78 lat temu – 13 kwietnia 1943 roku w niemieckim Ministerstwie Spraw Zagranicznych w Berlinie odbyła się konferencja prasowa na temat odkrycia w lesie katyńskim grobów zamordowanych polskich oficerów. Tego samego dnia Polski literat Ferdynand Goetel, który na polecenie Delegata Rządu na Kraj wziął udział w polskiej misji do Katynia przedstawił Zarządowi Głównemu Polskiego Czerwonego Krzyża w Warszawie pierwszy raport z oględzin dołów śmierci w Katyniu.
Nieco ponad 77 lat temu – w styczniu 1944 roku rząd sowiecki powołał zespół śledczy pod nazwą: Specjalna komisja ds. ustalenia i przeprowadzenia śledztwa okoliczności rozstrzelania w lesie katyńskim polskich jeńców wojennych przez niemiecko-faszystowskich najeźdźców.
Już wkrótce 26 stycznia 1944 roku działająca pod kierunkiem prof. Nikołaja Burdenki komisja przedstawiła raport, w którym jednoznacznie stwierdziła, że jesienią 1941 roku niemieccy najeźdźcy rozstrzelali w Katyniu 11 000 polskich oficerów. Taka wykładnia obowiązywała do 1990 roku, a niektórzy Polacy i wielu Rosjan wierzy w to do dzisiaj.
Pod pojęciem Zbrodnia Katyńska rozumiemy dziś cały szereg zbiorowych morderstw dokonanych na jeńcach wojennych i więźniach politycznych będących członkami polskich lokalnych elit. W sumie zamordowano blisko 22 tys. Polaków w miejscowościach Katyń, Kalinin, Charków, Kijów i Mińsk.
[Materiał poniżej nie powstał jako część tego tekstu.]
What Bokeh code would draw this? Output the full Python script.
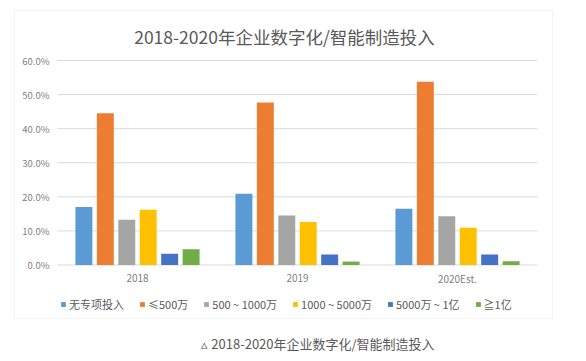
from bokeh.plotting import figure
from bokeh.models import (ColumnDataSource, Range1d, Legend, LegendItem, Label, BoxAnnotation)
from bokeh.core.properties import value
from bokeh.transform import dodge
from bokeh.embed import file_html
from bokeh.resources import INLINE

years = ["2018", "2019", "2020Est."]
series_names = ["无专项投入", "≤500万", "500 ~ 1000万", "1000 ~ 5000万", "5000万 ~ 1亿", "≧1亿"]
none_vals = [17.0, 20.9, 16.5]
lt500_vals = [44.5, 47.7, 53.8]
v500_1000 = [13.3, 14.5, 14.3]
v1000_5000 = [16.2, 12.6, 10.9]
v5000_1e8 = [3.3, 3.1, 3.1]
ge1e8_vals = [4.6, 1.0, 1.1]
y_ticks = [0, 10, 20, 30, 40, 50, 60]
title_text = "2018-2020年企业数字化/智能制造投入"
caption_text = "▵ 2018-2020年企业数字化/智能制造投入"

colors = ["#5B9BD5", "#ED7D31", "#A5A5A5", "#FFC000", "#4472C4", "#70AD47"]
series_vals = [none_vals, lt500_vals, v500_1000, v1000_5000, v5000_1e8, ge1e8_vals]
keys = ["s0", "s1", "s2", "s3", "s4", "s5"]

# category centres on a numeric axis: category i occupies [i, i+1]
xc = [i + 0.5 for i in range(len(years))]
data = {"year": years, "xc": xc}
for k, v in zip(keys, series_vals):
    data[k] = v
source = ColumnDataSource(data)

FONT = "Noto Sans CJK SC"
TXT = "#595959"
LBL = "#7F7F7F"

W, H = 578, 353
# pixel layout of the plotting area inside the canvas
PX_L, PX_R = 57.0, 537.0        # x = 0 .. 3
PX_Y0, PX_Y60 = 264.5, 60.0     # y = 0 .. 60
sx = (PX_R - PX_L) / 3.0
sy = (PX_Y0 - PX_Y60) / 60.0
x_start = -PX_L / sx
x_end = 3.0 + (W - PX_R) / sx
y_end = 60.0 + PX_Y60 / sy
y_start = -(H - PX_Y0) / sy

def cx(px):
    return (px - PX_L) / sx

def cy(py):
    return (PX_Y0 - py) / sy

p = figure(x_range=Range1d(x_start, x_end), y_range=Range1d(y_start, y_end),
           width=W, height=H, output_backend="svg", toolbar_location=None,
           x_axis_type=None, y_axis_type=None,
           min_border_left=0, min_border_right=0, min_border_top=0, min_border_bottom=0)
p.outline_line_color = None
p.background_fill_color = "white"
p.border_fill_color = "white"

# outer frame border
p.add_layout(BoxAnnotation(left=cx(14), right=cx(552), top=cy(10), bottom=cy(318),
                           fill_alpha=0, line_color="#D9D9D9", line_width=1))

# horizontal grid lines at the tick values
p.segment(x0=0, x1=len(years), y0=y_ticks, y1=y_ticks, line_color="#D9D9D9", line_width=1)

# y tick labels
p.text(x=0, y=y_ticks, text=["%.1f%%" % t for t in y_ticks], x_offset=-8,
       text_align="right", text_baseline="middle", text_font=value(FONT),
       text_font_size="9.5px", text_color=LBL)

# category labels
p.text(x=xc, y=0, text=years, y_offset=13, text_align="center", text_baseline="middle",
       text_font=value(FONT), text_font_size="10px", text_color=LBL)

pitch = 0.134
bw = 0.106
items = []
for i, (k, c, name) in enumerate(zip(keys, colors, series_names)):
    r = p.vbar(x=dodge("xc", (i - 2.5) * pitch), top=k, width=bw,
               source=source, fill_color=c, line_color=None)
    items.append(LegendItem(label=name, renderers=[r]))

legend = Legend(items=items, orientation="horizontal", location=(60, 41),
                glyph_width=6, glyph_height=6, label_standoff=3, spacing=15,
                label_text_font=FONT, label_text_font_size="11px", label_text_color=TXT,
                label_height=12, padding=5, margin=0,
                border_line_color=None, background_fill_alpha=0)
p.add_layout(legend, "center")

p.add_layout(Label(x=cx(284), y=cy(35.6), text=title_text, text_align="center",
                   text_baseline="middle", text_font=FONT, text_font_size="17.5px",
                   text_color=TXT))
p.add_layout(Label(x=cx(317.5), y=cy(342.7), text=caption_text, text_align="center",
                   text_baseline="middle", text_font=FONT, text_font_size="13px",
                   text_color=TXT))

open("out.html", "w").write(file_html(p, INLINE))
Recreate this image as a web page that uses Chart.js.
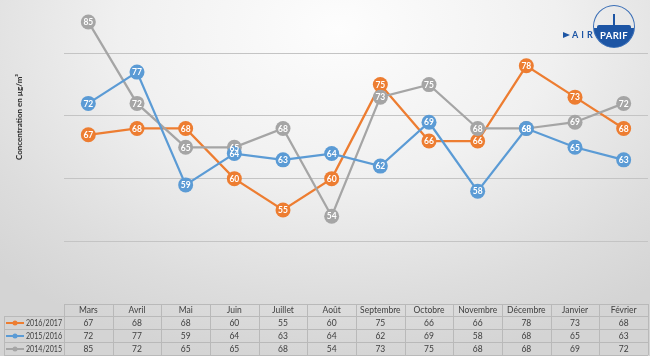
<!DOCTYPE html>
<html>
<head>
<meta charset="utf-8">
<script src="https://cdn.jsdelivr.net/npm/chart.js@4/dist/chart.umd.min.js"></script>
<style>
html,body{margin:0;padding:0;}
#wrap{position:relative;width:650px;height:356px;overflow:hidden;
 background:radial-gradient(ellipse 75% 95% at 52% 8%, #fdfdfd 0%, #f0f0f0 45%, #dddddd 80%, #d4d4d4 100%);}
#c{position:absolute;left:0;top:0;}
#ytitle{position:absolute;left:19px;top:117px;transform:translate(-50%,-50%) rotate(-90deg);
 font:bold 8px Lato, sans-serif;color:#262626;white-space:nowrap;}
#logo{position:absolute;left:560px;top:0;width:90px;height:55px;}
#circle{position:absolute;left:33px;top:5px;width:40px;height:41px;border-radius:50%;border:1px solid #3b6fb6;overflow:hidden;
 background:linear-gradient(to bottom, rgba(255,255,255,0) 0%, rgba(255,255,255,0) 54%, #1d55a4 54%, #1d55a4 100%);}
#spire{position:absolute;left:19px;top:8px;width:1.5px;height:15px;background:#1d55a4;}
#sky1{position:absolute;left:3px;top:19px;width:34px;height:4px;background:#1d55a4;border-radius:2px 2px 0 0;}
#parif{position:absolute;left:0;top:24px;width:40px;text-align:center;font:bold 9.5px Lato, sans-serif;color:#fff;letter-spacing:0.3px;}
#air{position:absolute;left:12px;top:29px;font:bold 9px Lato, sans-serif;color:#1d55a4;letter-spacing:3px;}
#arrow{position:absolute;left:3px;top:32px;width:0;height:0;border-top:3px solid transparent;border-bottom:3px solid transparent;border-left:7px solid #1d55a4;}
</style>
</head>
<body>
<div id="wrap">
<canvas id="c" width="650" height="356"></canvas>
<div id="ytitle">Concentration  en µg/m³</div>
<div id="logo">
 <div id="arrow"></div>
 <div id="air">AIR</div>
 <div id="circle"><div id="spire"></div><div id="sky1"></div><div id="parif">PARIF</div></div>
</div>
</div>
<script>
const months = ['Mars','Avril','Mai','Juin','Juillet','Août','Septembre','Octobre','Novembre','Décembre','Janvier','Février'];
const seriesNames = ['2016/2017','2015/2016','2014/2015'];
const values2016 = [67,68,68,60,55,60,75,66,66,78,73,68];
const values2015 = [72,77,59,64,63,64,62,69,58,68,65,63];
const values2014 = [85,72,65,65,68,54,73,75,68,68,69,72];
const yTicks = [40,50,60,70,80];

const colors = ['#ED7D31','#5B9BD5','#A5A5A5'];
const allValues = [values2016, values2015, values2014];
const orders = [2,0,1];

const tablePlugin = {
  id:'tableAndLabels',
  afterDatasetsDraw(chart){
    const ctx = chart.ctx;
    ctx.save();
    ctx.font = 'bold 8.5px Lato, sans-serif';
    ctx.fillStyle = '#ffffff';
    ctx.textAlign = 'center';
    ctx.textBaseline = 'middle';
    [0,2,1].forEach(di=>{
      const meta = chart.getDatasetMeta(di);
      meta.data.forEach((p,i)=>{
        ctx.fillText(String(chart.data.datasets[di].data[i]), p.x, p.y+0.5);
      });
    });
    ctx.restore();
  },
  afterDraw(chart){
    const ctx = chart.ctx;
    const ca = chart.chartArea;
    const n = months.length;
    const colW = (ca.right - ca.left)/n;
    const top = Math.round(ca.bottom);
    const rowH = [12,13,13,13];
    const ys = [top];
    rowH.forEach(h=>ys.push(ys[ys.length-1]+h));
    const legLeft = 4;
    ctx.save();
    ctx.strokeStyle = '#b9b9b9';
    ctx.lineWidth = 1;
    ctx.beginPath();
    ctx.moveTo(ca.left, ys[0]+0.5); ctx.lineTo(ca.right, ys[0]+0.5);
    for(let r=1;r<ys.length;r++){ ctx.moveTo(legLeft, ys[r]+0.5); ctx.lineTo(ca.right, ys[r]+0.5); }
    for(let k=0;k<=n;k++){
      const x = Math.round(ca.left + k*colW)+0.5;
      ctx.moveTo(x, ys[0]); ctx.lineTo(x, ys[ys.length-1]);
    }
    ctx.moveTo(legLeft+0.5, ys[1]); ctx.lineTo(legLeft+0.5, ys[ys.length-1]);
    ctx.stroke();

    ctx.font = '8.5px Lato, sans-serif';
    ctx.fillStyle = '#404040';
    ctx.textAlign = 'center';
    ctx.textBaseline = 'middle';
    months.forEach((m,i)=>{
      const cx = ca.left + (i+0.5)*colW;
      ctx.fillText(m, cx, (ys[0]+ys[1])/2+0.5);
      allValues.forEach((arr,s)=>{
        ctx.fillText(String(arr[i]), cx, (ys[s+1]+ys[s+2])/2+0.5);
      });
    });
    ctx.font = '8.5px Lato, sans-serif';
    seriesNames.forEach((name,s)=>{
      const cy = (ys[s+1]+ys[s+2])/2+0.5;
      ctx.strokeStyle = colors[s];
      ctx.lineWidth = 2;
      ctx.beginPath(); ctx.moveTo(6, cy); ctx.lineTo(24, cy); ctx.stroke();
      ctx.fillStyle = colors[s];
      ctx.beginPath(); ctx.arc(15, cy, 2.5, 0, Math.PI*2); ctx.fill();
      ctx.fillStyle = '#404040';
      ctx.textAlign = 'left';
      ctx.fillText(name, 26, cy, 36);
    });
    ctx.restore();
  }
};

new Chart(document.getElementById('c'), {
  type:'line',
  data:{
    labels: months,
    datasets: allValues.map((arr,s)=>({
      label: seriesNames[s],
      data: arr,
      borderColor: colors[s],
      backgroundColor: colors[s],
      pointBackgroundColor: colors[s],
      pointBorderColor: colors[s],
      pointBorderWidth: 0,
      pointRadius: 7.5,
      pointHoverRadius: 7.5,
      borderWidth: 2.25,
      tension: 0,
      order: orders[s],
      clip: false
    }))
  },
  options:{
    responsive:false,
    devicePixelRatio:1,
    animation:false,
    events:[],
    layout:{autoPadding:false, padding:{left:64,right:2,top:0,bottom:52}},
    plugins:{legend:{display:false},tooltip:{enabled:false}},
    scales:{
      x:{display:false, offset:true},
      y:{
        min:40, max:88.5,
        afterBuildTicks(axis){ axis.ticks = yTicks.map(v=>({value:v})); },
        ticks:{display:false},
        border:{display:false},
        grid:{color:'#c4c4c4', lineWidth:1, drawTicks:false}
      }
    }
  },
  plugins:[tablePlugin]
});
</script>
</body>
</html>
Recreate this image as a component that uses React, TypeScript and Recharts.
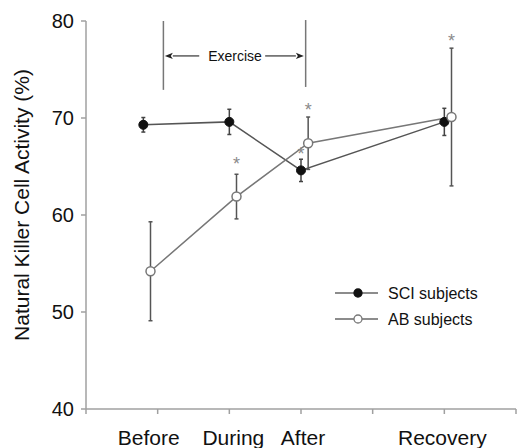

Życie stracili głównie oficerowie, a, że w II Rzeczpospolitej niemal każdy mający wyższe wykształcenie mężczyzna był oficerem rezerwy, polskie społeczeństwo straciło ogromną część swojej elity. Zginęli naukowcy, nauczyciele, samorządowcy, urzędnicy państwowi, działacze społeczni, lekarze, księża i oficerowie zawodowi. Dla rozwoju polskiego społeczeństwa strata ta będzie przez wiele pokoleń nie do odrobienia.
Społeczne i polityczne skutki tej zbrodni można porównać do śmierci 5000 przedstawicieli czeskiej szlachty w bitwie pod Biała Górą w 1620 roku – po tamtej stracie na zawsze złamany został kręgosłup czeskiego narodu, a Czechy nigdy już nie powróciły do swej dawnej mocarstwowej pozycji w Europie.
Można śmiało założyć, że podjęta 5 marca 1940 roku decyzja Stalina o rozstrzelaniu polskich więźniów miała na celu właśnie takie złamanie kręgosłupa Polsce.